:: The records ::

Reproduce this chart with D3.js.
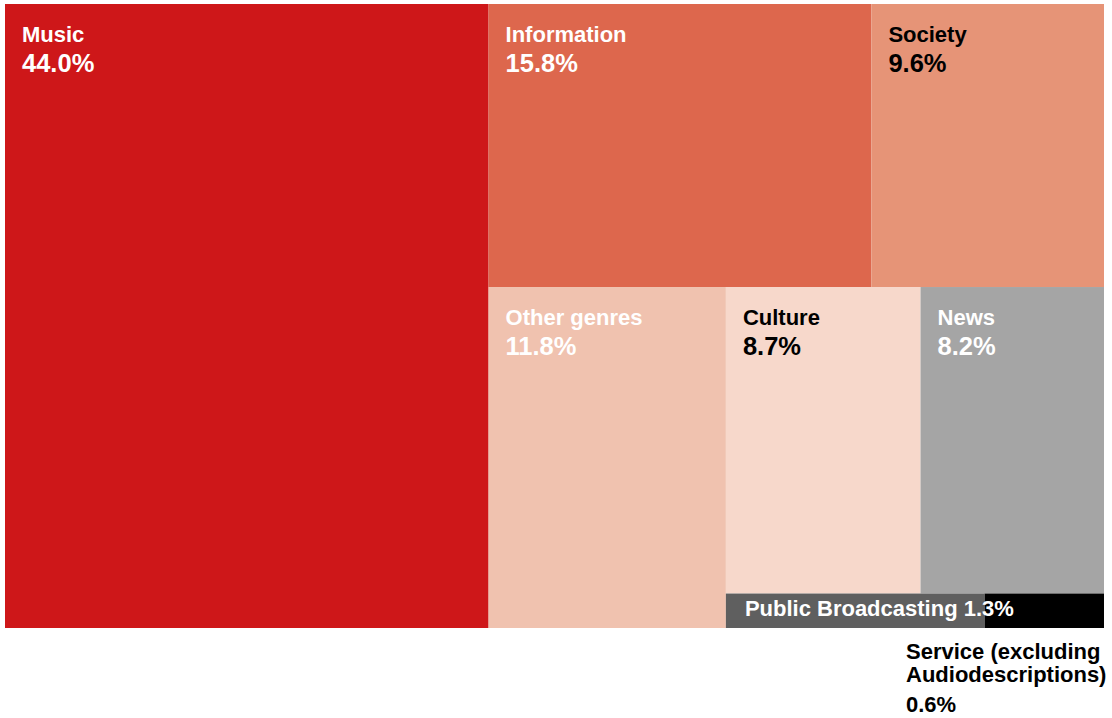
<!DOCTYPE html>
<html>
<head>
<meta charset="utf-8">
<script src="https://cdn.jsdelivr.net/npm/d3@7"></script>
<style>
  html, body { margin: 0; padding: 0; background: #fff; }
  svg { display: block; }
  text { font-family: "Liberation Sans", Arial, sans-serif; font-weight: 700; }
</style>
</head>
<body>
<svg id="chart" width="1112" height="718"></svg>
<script>
// Share of broadcast time by genre (percent)
const categories = [
  "Music", "Information", "Society", "Other genres",
  "Culture", "News", "Public Broadcasting", "Service (excluding Audiodescriptions)"
];
const shares = [44.0, 15.8, 9.6, 11.8, 8.7, 8.2, 1.3, 0.6];
const fills = ["#ce1719", "#dd674d", "#e69477", "#f0c2af", "#f7d8cb", "#a5a5a5", "#5f5f5f", "#000000"];
const inks  = ["#ffffff", "#ffffff", "#000000", "#ffffff", "#000000", "#ffffff", "#ffffff", "#000000"];

// How the tiles are grouped: "row" places children side by side, "col" stacks them.
const structure = {
  split: "row", children: [
    { leaf: 0 },
    { split: "col", children: [
      { split: "row", children: [{ leaf: 1 }, { leaf: 2 }] },
      { split: "row", children: [
        { leaf: 3 },
        { split: "col", children: [
          { split: "row", children: [{ leaf: 4 }, { leaf: 5 }] },
          { split: "row", children: [{ leaf: 6 }, { leaf: 7 }] }
        ]}
      ]}
    ]}
  ]
};

const margin = { left: 5, top: 4 };
const W = 1099, H = 624;

const root = d3.hierarchy(structure)
  .sum(d => d.leaf !== undefined ? shares[d.leaf] : 0);

d3.treemap()
  .size([W, H])
  .tile((node, x0, y0, x1, y1) =>
    (node.data.split === "row" ? d3.treemapDice : d3.treemapSlice)(node, x0, y0, x1, y1))
  (root);

const svg = d3.select("#chart");
const g = svg.append("g").attr("transform", `translate(${margin.left},${margin.top})`);
const fmt = v => d3.format(".1f")(v) + "%";

const leaves = root.leaves();

g.selectAll("rect")
  .data(leaves)
  .join("rect")
  .attr("x", d => d.x0)
  .attr("y", d => d.y0)
  .attr("width", d => d.x1 - d.x0)
  .attr("height", d => d.y1 - d.y0)
  .attr("fill", d => fills[d.data.leaf]);

const nameSize = 22;
const valueSize = 25.5;
const padX = 17;

// Regular tiles: name on one line, larger share below
const big = leaves.filter(d => d.data.leaf < 6);
const lab = g.selectAll("g.lab").data(big).join("g")
  .attr("class", "lab")
  .attr("transform", d => `translate(${d.x0 + padX},${d.y0 + 38})`)
  .attr("fill", d => inks[d.data.leaf]);
lab.append("text").style("font-size", nameSize + "px").text(d => categories[d.data.leaf]);
lab.append("text").attr("y", 30).style("font-size", valueSize + "px").text(d => fmt(d.value));

// Thin strip: name and share on one line
const pb = leaves.find(d => d.data.leaf === 6);
g.append("text")
  .attr("x", pb.x0 + padX + 2)
  .attr("y", (pb.y0 + pb.y1) / 2 + 5)
  .attr("fill", inks[6])
  .style("font-size", nameSize + "px")
  .text(categories[6] + " " + fmt(pb.value));

// Smallest tile: label set below the treemap, near its right edge
const sv = leaves.find(d => d.data.leaf === 7);
const svLines = ["Service (excluding", "Audiodescriptions)"];
const svText = g.append("text")
  .attr("fill", inks[7])
  .style("font-size", nameSize + "px");
svText.selectAll("tspan").data(svLines).join("tspan")
  .attr("x", sv.x1 - 198)
  .attr("y", (d, i) => sv.y1 + 31 + i * 23)
  .text(d => d);
g.append("text")
  .attr("x", sv.x1 - 198)
  .attr("y", sv.y1 + 84)
  .attr("fill", inks[7])
  .style("font-size", nameSize + "px")
  .text(fmt(sv.value));
</script>
</body>
</html>
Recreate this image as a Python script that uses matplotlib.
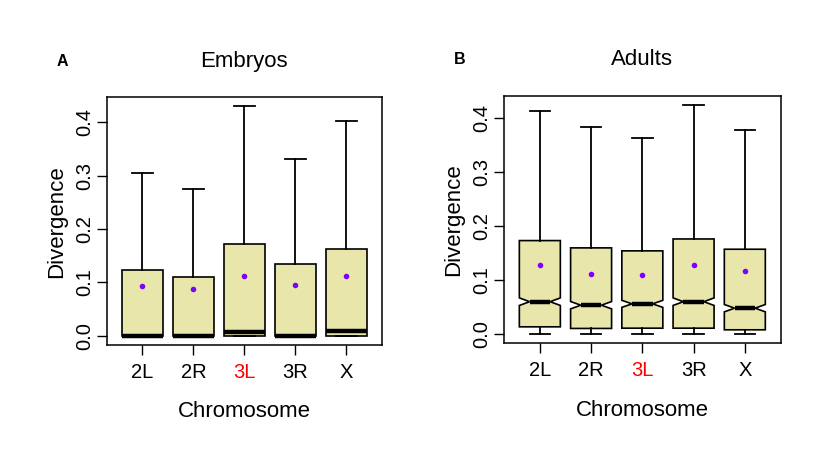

:::

The required output is the number of lines containing the word "chart", and nothing besides.

*Exercise solution:*
3